TASK REQUIREMENTS: Once the pictures are set aside, transcribe the remaining data exactly.
-=-=-=-=-
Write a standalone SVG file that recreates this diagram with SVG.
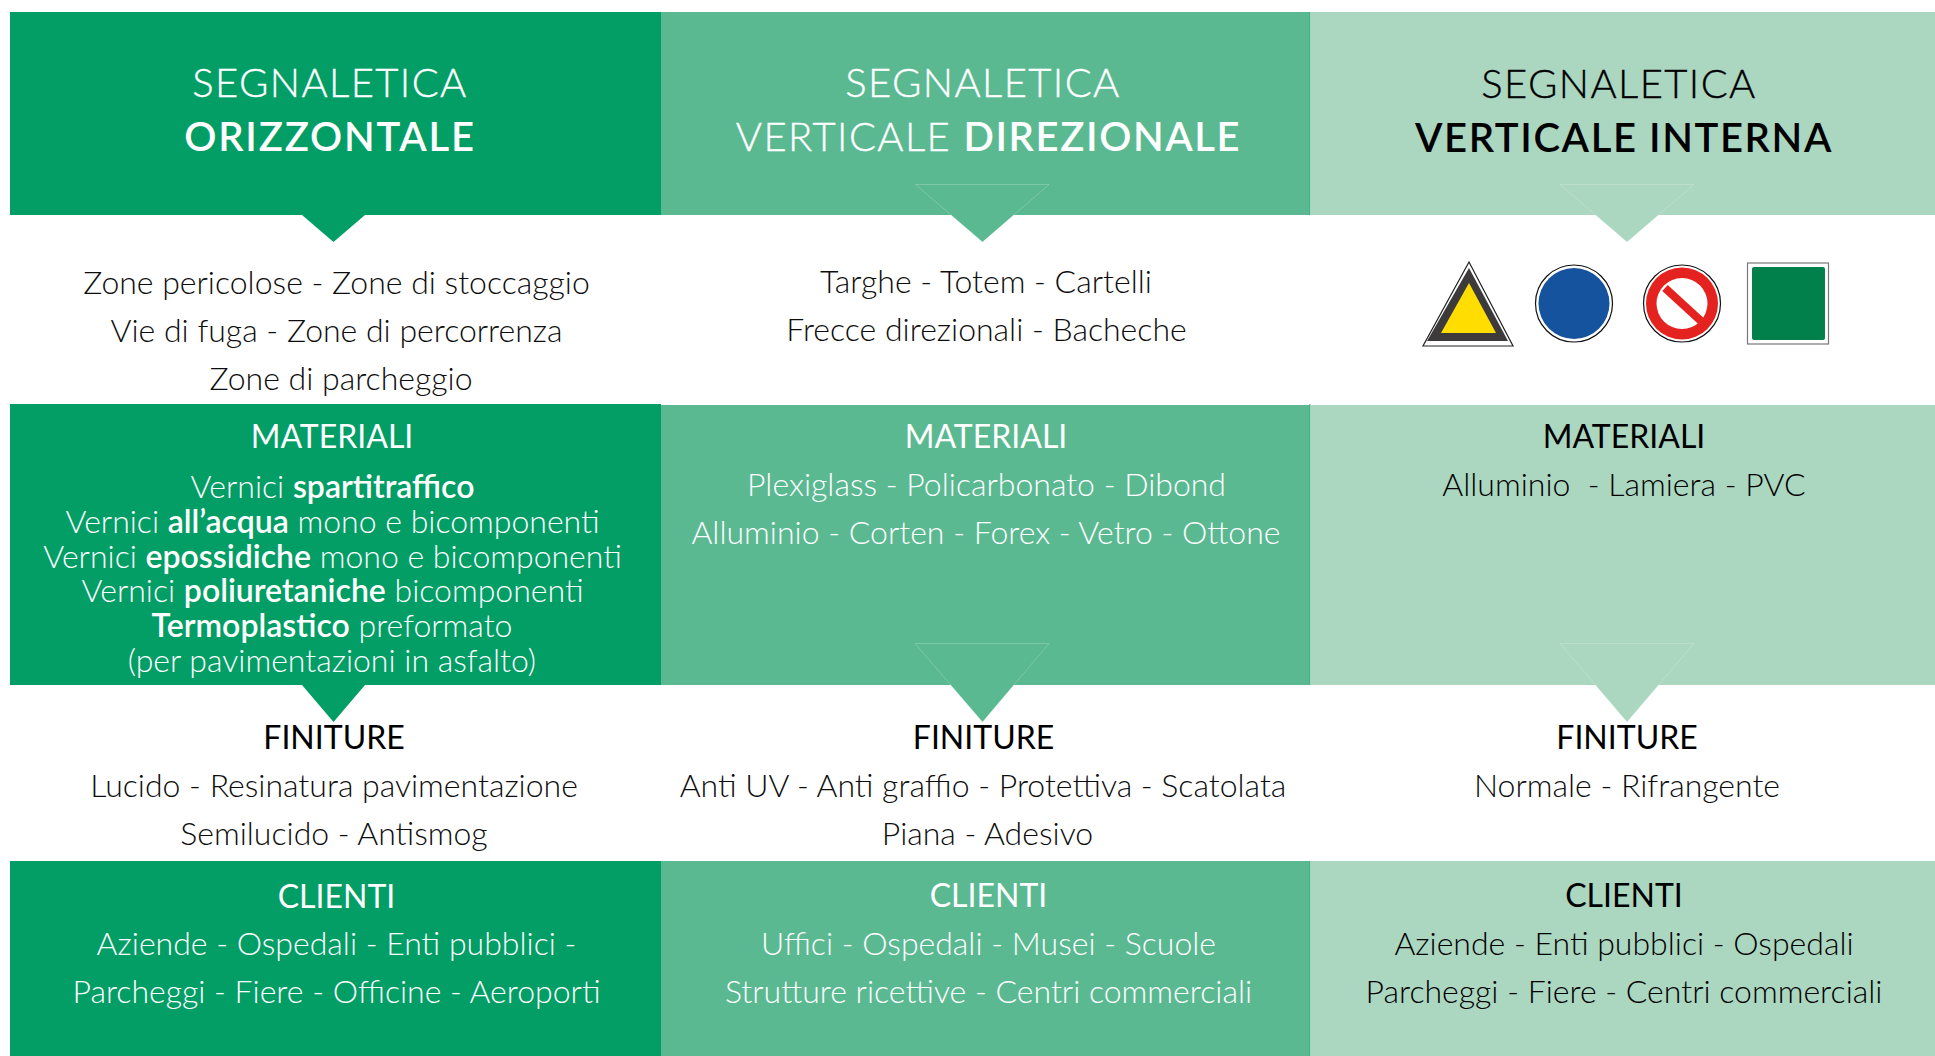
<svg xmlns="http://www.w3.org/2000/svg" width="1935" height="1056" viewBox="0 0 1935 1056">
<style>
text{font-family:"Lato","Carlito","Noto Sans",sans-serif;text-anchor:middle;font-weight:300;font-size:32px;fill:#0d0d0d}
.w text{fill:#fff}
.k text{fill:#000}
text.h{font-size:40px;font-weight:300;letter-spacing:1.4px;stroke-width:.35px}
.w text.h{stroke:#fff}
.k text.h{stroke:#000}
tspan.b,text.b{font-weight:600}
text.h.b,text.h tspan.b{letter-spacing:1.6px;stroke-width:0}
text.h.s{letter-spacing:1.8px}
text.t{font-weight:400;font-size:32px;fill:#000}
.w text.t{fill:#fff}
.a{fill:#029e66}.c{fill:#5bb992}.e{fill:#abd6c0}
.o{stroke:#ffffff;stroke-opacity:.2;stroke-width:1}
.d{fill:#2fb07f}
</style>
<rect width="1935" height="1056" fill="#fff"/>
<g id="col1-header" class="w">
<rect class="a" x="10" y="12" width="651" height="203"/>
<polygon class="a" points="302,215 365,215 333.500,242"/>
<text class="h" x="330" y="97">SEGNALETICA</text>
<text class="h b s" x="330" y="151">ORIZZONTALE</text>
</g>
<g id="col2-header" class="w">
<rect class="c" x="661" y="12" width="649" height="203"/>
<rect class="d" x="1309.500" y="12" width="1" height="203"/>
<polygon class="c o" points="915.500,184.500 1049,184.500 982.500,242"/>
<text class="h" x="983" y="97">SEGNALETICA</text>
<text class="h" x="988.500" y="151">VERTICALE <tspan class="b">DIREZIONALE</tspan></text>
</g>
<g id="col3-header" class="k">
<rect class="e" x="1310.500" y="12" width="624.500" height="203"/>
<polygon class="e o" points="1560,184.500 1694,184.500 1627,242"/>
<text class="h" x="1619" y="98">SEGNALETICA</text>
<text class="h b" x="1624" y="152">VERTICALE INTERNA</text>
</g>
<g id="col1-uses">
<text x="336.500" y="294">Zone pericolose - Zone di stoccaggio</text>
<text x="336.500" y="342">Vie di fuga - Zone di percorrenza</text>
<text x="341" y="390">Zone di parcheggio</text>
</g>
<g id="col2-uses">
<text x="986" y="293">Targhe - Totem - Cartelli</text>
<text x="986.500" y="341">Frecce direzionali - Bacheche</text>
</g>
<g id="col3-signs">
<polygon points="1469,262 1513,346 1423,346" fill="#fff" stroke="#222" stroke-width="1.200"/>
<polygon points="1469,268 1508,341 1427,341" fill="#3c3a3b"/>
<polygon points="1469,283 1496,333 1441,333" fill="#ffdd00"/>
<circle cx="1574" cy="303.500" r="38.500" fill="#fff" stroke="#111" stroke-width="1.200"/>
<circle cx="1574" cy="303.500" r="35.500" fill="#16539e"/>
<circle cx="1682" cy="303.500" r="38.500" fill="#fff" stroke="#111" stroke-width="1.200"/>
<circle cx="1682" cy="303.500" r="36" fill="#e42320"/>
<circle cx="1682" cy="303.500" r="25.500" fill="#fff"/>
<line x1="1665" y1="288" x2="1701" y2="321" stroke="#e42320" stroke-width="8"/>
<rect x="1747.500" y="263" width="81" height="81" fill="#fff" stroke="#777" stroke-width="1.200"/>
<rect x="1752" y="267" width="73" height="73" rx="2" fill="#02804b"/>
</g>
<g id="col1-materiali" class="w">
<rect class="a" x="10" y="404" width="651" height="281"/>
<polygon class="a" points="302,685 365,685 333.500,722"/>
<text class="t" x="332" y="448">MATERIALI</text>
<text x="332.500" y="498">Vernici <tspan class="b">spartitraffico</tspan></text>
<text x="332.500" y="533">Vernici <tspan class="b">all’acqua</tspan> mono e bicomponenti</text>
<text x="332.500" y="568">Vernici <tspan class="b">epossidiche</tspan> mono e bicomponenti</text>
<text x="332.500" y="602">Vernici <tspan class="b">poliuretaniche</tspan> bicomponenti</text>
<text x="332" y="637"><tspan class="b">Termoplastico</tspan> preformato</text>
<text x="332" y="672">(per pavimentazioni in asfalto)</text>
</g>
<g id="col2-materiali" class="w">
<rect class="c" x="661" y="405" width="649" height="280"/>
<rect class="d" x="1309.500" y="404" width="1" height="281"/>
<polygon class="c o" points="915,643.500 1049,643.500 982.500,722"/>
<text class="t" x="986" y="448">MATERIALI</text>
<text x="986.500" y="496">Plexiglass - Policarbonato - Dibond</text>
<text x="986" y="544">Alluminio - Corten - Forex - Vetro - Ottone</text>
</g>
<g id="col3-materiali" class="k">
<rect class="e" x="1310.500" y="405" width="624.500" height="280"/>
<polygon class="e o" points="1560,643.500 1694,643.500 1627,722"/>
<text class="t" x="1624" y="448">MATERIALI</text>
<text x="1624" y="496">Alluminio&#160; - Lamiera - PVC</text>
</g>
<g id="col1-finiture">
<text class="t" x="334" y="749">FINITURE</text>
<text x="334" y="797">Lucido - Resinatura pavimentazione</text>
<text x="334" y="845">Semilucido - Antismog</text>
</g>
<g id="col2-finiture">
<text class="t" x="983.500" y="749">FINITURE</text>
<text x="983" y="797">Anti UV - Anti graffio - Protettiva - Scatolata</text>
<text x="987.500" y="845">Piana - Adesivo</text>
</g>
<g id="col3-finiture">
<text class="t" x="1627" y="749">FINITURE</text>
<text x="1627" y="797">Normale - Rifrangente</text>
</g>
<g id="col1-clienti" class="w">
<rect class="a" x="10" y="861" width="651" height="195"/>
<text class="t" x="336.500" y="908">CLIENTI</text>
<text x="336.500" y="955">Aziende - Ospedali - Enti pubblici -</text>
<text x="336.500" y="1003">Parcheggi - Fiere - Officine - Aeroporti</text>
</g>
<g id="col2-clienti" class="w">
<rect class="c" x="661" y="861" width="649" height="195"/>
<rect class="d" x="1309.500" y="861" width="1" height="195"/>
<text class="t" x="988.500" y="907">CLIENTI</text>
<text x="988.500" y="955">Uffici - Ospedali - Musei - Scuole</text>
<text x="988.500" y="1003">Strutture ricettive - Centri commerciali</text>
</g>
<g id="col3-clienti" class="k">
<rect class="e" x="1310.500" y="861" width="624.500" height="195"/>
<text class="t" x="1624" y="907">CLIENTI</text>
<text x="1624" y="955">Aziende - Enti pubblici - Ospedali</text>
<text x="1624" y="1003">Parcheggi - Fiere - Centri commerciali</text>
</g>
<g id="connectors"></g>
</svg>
-=-=-=-=-
RESULT OF THIS EXERCISE:
Write a standalone SVG file that recreates this diagram with SVG.
<svg xmlns="http://www.w3.org/2000/svg" width="1935" height="1056" viewBox="0 0 1935 1056">
<style>
text{font-family:"Lato","Carlito","Noto Sans",sans-serif;text-anchor:middle;font-weight:300;font-size:32px;fill:#0d0d0d}
.w text{fill:#fff}
.k text{fill:#000}
text.h{font-size:40px;font-weight:300;letter-spacing:1.4px;stroke-width:.35px}
.w text.h{stroke:#fff}
.k text.h{stroke:#000}
tspan.b,text.b{font-weight:600}
text.h.b,text.h tspan.b{letter-spacing:1.6px;stroke-width:0}
text.h.s{letter-spacing:1.8px}
text.t{font-weight:400;font-size:32px;fill:#000}
.w text.t{fill:#fff}
.a{fill:#029e66}.c{fill:#5bb992}.e{fill:#abd6c0}
.o{stroke:#ffffff;stroke-opacity:.2;stroke-width:1}
.d{fill:#2fb07f}
</style>
<rect width="1935" height="1056" fill="#fff"/>
<g id="col1-header" class="w">
<rect class="a" x="10" y="12" width="651" height="203"/>
<polygon class="a" points="302,215 365,215 333.500,242"/>
<text class="h" x="330" y="97">SEGNALETICA</text>
<text class="h b s" x="330" y="151">ORIZZONTALE</text>
</g>
<g id="col2-header" class="w">
<rect class="c" x="661" y="12" width="649" height="203"/>
<rect class="d" x="1309.500" y="12" width="1" height="203"/>
<polygon class="c o" points="915.500,184.500 1049,184.500 982.500,242"/>
<text class="h" x="983" y="97">SEGNALETICA</text>
<text class="h" x="988.500" y="151">VERTICALE <tspan class="b">DIREZIONALE</tspan></text>
</g>
<g id="col3-header" class="k">
<rect class="e" x="1310.500" y="12" width="624.500" height="203"/>
<polygon class="e o" points="1560,184.500 1694,184.500 1627,242"/>
<text class="h" x="1619" y="98">SEGNALETICA</text>
<text class="h b" x="1624" y="152">VERTICALE INTERNA</text>
</g>
<g id="col1-uses">
<text x="336.500" y="294">Zone pericolose - Zone di stoccaggio</text>
<text x="336.500" y="342">Vie di fuga - Zone di percorrenza</text>
<text x="341" y="390">Zone di parcheggio</text>
</g>
<g id="col2-uses">
<text x="986" y="293">Targhe - Totem - Cartelli</text>
<text x="986.500" y="341">Frecce direzionali - Bacheche</text>
</g>
<g id="col3-signs">
<polygon points="1469,262 1513,346 1423,346" fill="#fff" stroke="#222" stroke-width="1.200"/>
<polygon points="1469,268 1508,341 1427,341" fill="#3c3a3b"/>
<polygon points="1469,283 1496,333 1441,333" fill="#ffdd00"/>
<circle cx="1574" cy="303.500" r="38.500" fill="#fff" stroke="#111" stroke-width="1.200"/>
<circle cx="1574" cy="303.500" r="35.500" fill="#16539e"/>
<circle cx="1682" cy="303.500" r="38.500" fill="#fff" stroke="#111" stroke-width="1.200"/>
<circle cx="1682" cy="303.500" r="36" fill="#e42320"/>
<circle cx="1682" cy="303.500" r="25.500" fill="#fff"/>
<line x1="1665" y1="288" x2="1701" y2="321" stroke="#e42320" stroke-width="8"/>
<rect x="1747.500" y="263" width="81" height="81" fill="#fff" stroke="#777" stroke-width="1.200"/>
<rect x="1752" y="267" width="73" height="73" rx="2" fill="#02804b"/>
</g>
<g id="col1-materiali" class="w">
<rect class="a" x="10" y="404" width="651" height="281"/>
<polygon class="a" points="302,685 365,685 333.500,722"/>
<text class="t" x="332" y="448">MATERIALI</text>
<text x="332.500" y="498">Vernici <tspan class="b">spartitraffico</tspan></text>
<text x="332.500" y="533">Vernici <tspan class="b">all’acqua</tspan> mono e bicomponenti</text>
<text x="332.500" y="568">Vernici <tspan class="b">epossidiche</tspan> mono e bicomponenti</text>
<text x="332.500" y="602">Vernici <tspan class="b">poliuretaniche</tspan> bicomponenti</text>
<text x="332" y="637"><tspan class="b">Termoplastico</tspan> preformato</text>
<text x="332" y="672">(per pavimentazioni in asfalto)</text>
</g>
<g id="col2-materiali" class="w">
<rect class="c" x="661" y="405" width="649" height="280"/>
<rect class="d" x="1309.500" y="404" width="1" height="281"/>
<polygon class="c o" points="915,643.500 1049,643.500 982.500,722"/>
<text class="t" x="986" y="448">MATERIALI</text>
<text x="986.500" y="496">Plexiglass - Policarbonato - Dibond</text>
<text x="986" y="544">Alluminio - Corten - Forex - Vetro - Ottone</text>
</g>
<g id="col3-materiali" class="k">
<rect class="e" x="1310.500" y="405" width="624.500" height="280"/>
<polygon class="e o" points="1560,643.500 1694,643.500 1627,722"/>
<text class="t" x="1624" y="448">MATERIALI</text>
<text x="1624" y="496">Alluminio&#160; - Lamiera - PVC</text>
</g>
<g id="col1-finiture">
<text class="t" x="334" y="749">FINITURE</text>
<text x="334" y="797">Lucido - Resinatura pavimentazione</text>
<text x="334" y="845">Semilucido - Antismog</text>
</g>
<g id="col2-finiture">
<text class="t" x="983.500" y="749">FINITURE</text>
<text x="983" y="797">Anti UV - Anti graffio - Protettiva - Scatolata</text>
<text x="987.500" y="845">Piana - Adesivo</text>
</g>
<g id="col3-finiture">
<text class="t" x="1627" y="749">FINITURE</text>
<text x="1627" y="797">Normale - Rifrangente</text>
</g>
<g id="col1-clienti" class="w">
<rect class="a" x="10" y="861" width="651" height="195"/>
<text class="t" x="336.500" y="908">CLIENTI</text>
<text x="336.500" y="955">Aziende - Ospedali - Enti pubblici -</text>
<text x="336.500" y="1003">Parcheggi - Fiere - Officine - Aeroporti</text>
</g>
<g id="col2-clienti" class="w">
<rect class="c" x="661" y="861" width="649" height="195"/>
<rect class="d" x="1309.500" y="861" width="1" height="195"/>
<text class="t" x="988.500" y="907">CLIENTI</text>
<text x="988.500" y="955">Uffici - Ospedali - Musei - Scuole</text>
<text x="988.500" y="1003">Strutture ricettive - Centri commerciali</text>
</g>
<g id="col3-clienti" class="k">
<rect class="e" x="1310.500" y="861" width="624.500" height="195"/>
<text class="t" x="1624" y="907">CLIENTI</text>
<text x="1624" y="955">Aziende - Enti pubblici - Ospedali</text>
<text x="1624" y="1003">Parcheggi - Fiere - Centri commerciali</text>
</g>
<g id="connectors"></g>
</svg>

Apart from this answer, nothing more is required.